Women are angry, angry as hell that we have been subjugated, demeaned, raped and defiled at the hands of men. This, I totally understand. We have every right to be angry, and this anger has fueled a powerful movement to reverse these age old injustices. Hallelujah! But, I think we really need to ask ourselves some deeper questions. What is the real goal? We want our power back, yes, but, what are we going to do with that power? Are we looking to reverse the injustices by stripping men of all of their influence? Do want a society dominated by women? It seems we live in a culture of black and white. If we love women and want them to be empowered and succeed, then we must hate men and want them to fail. But why? Why can’t we have both? To have a truly balanced, harmonious society, we need both men and women (and all those in between) to show up to the table in equal measure. We need to even out the playing field, not annihilate the “enemy”.
I’m trying to teach my boys to be good men, but by telling them they are guilty before they even have a chance to prove otherwise, aren’t we setting them up to fail? By labeling them as “white males” (with a negative connotation), we are immediately identifying them by their label, not by the individuals they are. We are putting them in a very limiting box of set standards and then get outraged when they live up to those ideals. Do we really want to tell them from the start that they are evil, when they are the ones positioned to make the biggest change in their attitudes and behaviors? We need to banish the ‘us versus them’ mentality that is the true plague of our cultural relationships and instead, work on teaching, through example, how men and women work better together in partnership than separate. Teaching a historical context is so important. Teaching that the system is set up to favor and support men is important. Teaching how far women have come, yet how far we still have to go is important. Teaching how strong, smart, amazing, sensitive, and caring both women AND men are is important. What we don’t want to teach is that feminism is a bad word.

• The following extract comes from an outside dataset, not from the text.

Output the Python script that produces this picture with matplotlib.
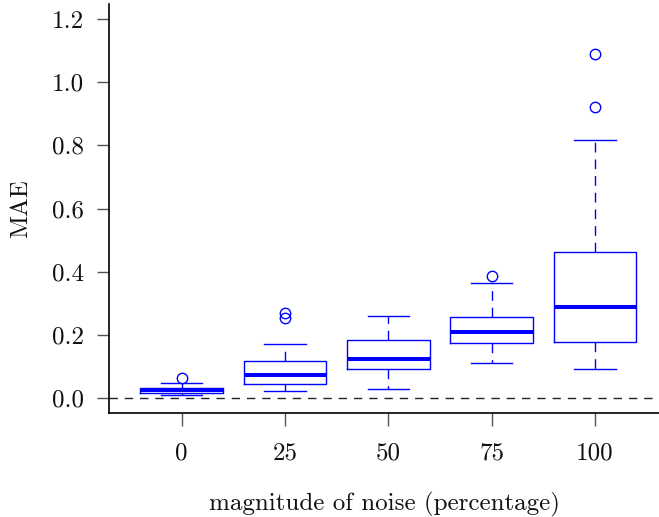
import matplotlib
matplotlib.use("Agg")
import matplotlib.pyplot as plt

# noise levels and box statistics
noise_levels = ["0", "25", "50", "75", "100"]
medians = [0.024, 0.072, 0.123, 0.209, 0.287]
q1 = [0.016, 0.044, 0.091, 0.173, 0.177]
q3 = [0.032, 0.116, 0.184, 0.255, 0.463]
whisker_low = [0.010, 0.021, 0.030, 0.110, 0.093]
whisker_high = [0.047, 0.172, 0.261, 0.363, 0.816]
outliers = [[0.063], [0.253, 0.268], [], [0.386], [0.922, 1.089]]

y_ticks = [0.0, 0.2, 0.4, 0.6, 0.8, 1.0, 1.2]

plt.rcParams["font.family"] = ["cmr10", "DejaVu Serif"]
plt.rcParams["axes.formatter.use_mathtext"] = True

fig = plt.figure(figsize=(6.59, 5.17), dpi=100)
ax = fig.add_axes([0.1654, 0.2012, 0.8346, 0.7908])

stats = []
for i, name in enumerate(noise_levels):
    stats.append({
        "label": name,
        "med": medians[i],
        "q1": q1[i],
        "q3": q3[i],
        "whislo": whisker_low[i],
        "whishi": whisker_high[i],
        "fliers": outliers[i],
    })

blue = "#0000ff"
ax.bxp(
    stats,
    positions=range(1, len(stats) + 1),
    widths=0.8,
    boxprops=dict(color=blue, linewidth=1.0),
    medianprops=dict(color=blue, linewidth=2.9, solid_capstyle="butt"),
    whiskerprops=dict(color=blue, linewidth=1.0, linestyle=(0, (7, 5))),
    capprops=dict(color=blue, linewidth=1.0),
    capwidths=0.4,
    flierprops=dict(marker="o", markerfacecolor="none", markeredgecolor=blue,
                    markersize=7.5, markeredgewidth=1.0),
)

ax.axhline(0, color="#222222", linewidth=1.0, linestyle=(0, (6, 5)), zorder=0)

ax.set_xlim(0.297, 5.619)
ax.set_ylim(-0.0475, 1.2476)
ax.set_yticks(y_ticks)
ax.set_yticklabels([f"{v:.1f}" for v in y_ticks])
ax.set_xticks(range(1, len(noise_levels) + 1))
ax.set_xticklabels(noise_levels)

for side in ["top", "right"]:
    ax.spines[side].set_visible(False)
for side in ["left", "bottom"]:
    ax.spines[side].set_linewidth(1.2)
    ax.spines[side].set_color("black")

ax.tick_params(axis="both", length=9, width=1, color="#555555",
               labelsize=18, labelcolor="#111111")
ax.tick_params(axis="y", pad=9)
ax.tick_params(axis="x", pad=12)

ax.set_xlabel("magnitude of noise (percentage)", fontsize=18, labelpad=20,
              color="#111111")
ax.set_ylabel("MAE", fontsize=18, labelpad=14, color="#111111")

fig.savefig("out.png", dpi=100)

Our young boys are not responsible for the sins of those who have gone before them. We would never think of blaming all Germans for the Nazi atrocities of the past, nor would we blame all Muslims for the actions of a small group of radicals, so we need to stop blaming all boys/men simply for being birthed male. This does not, however, free them of responsibility for how they choose to live their lives going forward. This is a new generation and with them comes great opportunity to change centuries-old, deeply ingrained stereotypes and attitudes toward the roles both men and women play in society. Let’s give them the chance. We need to continue to fight hard for women’s rights as allies, not enemies. Are we going to perpetuate the status quo through angry, bitter rhetoric, or provide ample opportunity for compassion and collaboration through forward thinking speech and action?
I have the privilege of helping to raise this new generation of boys and girls, and I take my responsibility very seriously. I would never teach my daughter that she is any less than a man, just as I would never teach my sons that they are any less than a woman. I am teaching them to celebrate their individuality while celebrating the individuality of the people around them, whether male, female, black, white, Democrat, Republican, gay, straight, Christian or atheist. I am teaching, hopefully by example, to look past these labels all together. I believe real change will come through education, example and action. And, for the record, that car comment led to a really wonderful discussion. I explained to my son how we should all be proud to be feminists and where I think the movement has gone wrong. I am lucky to have had the opportunity to talk through his misconceptions. But, I wonder how many aren’t so fortunate.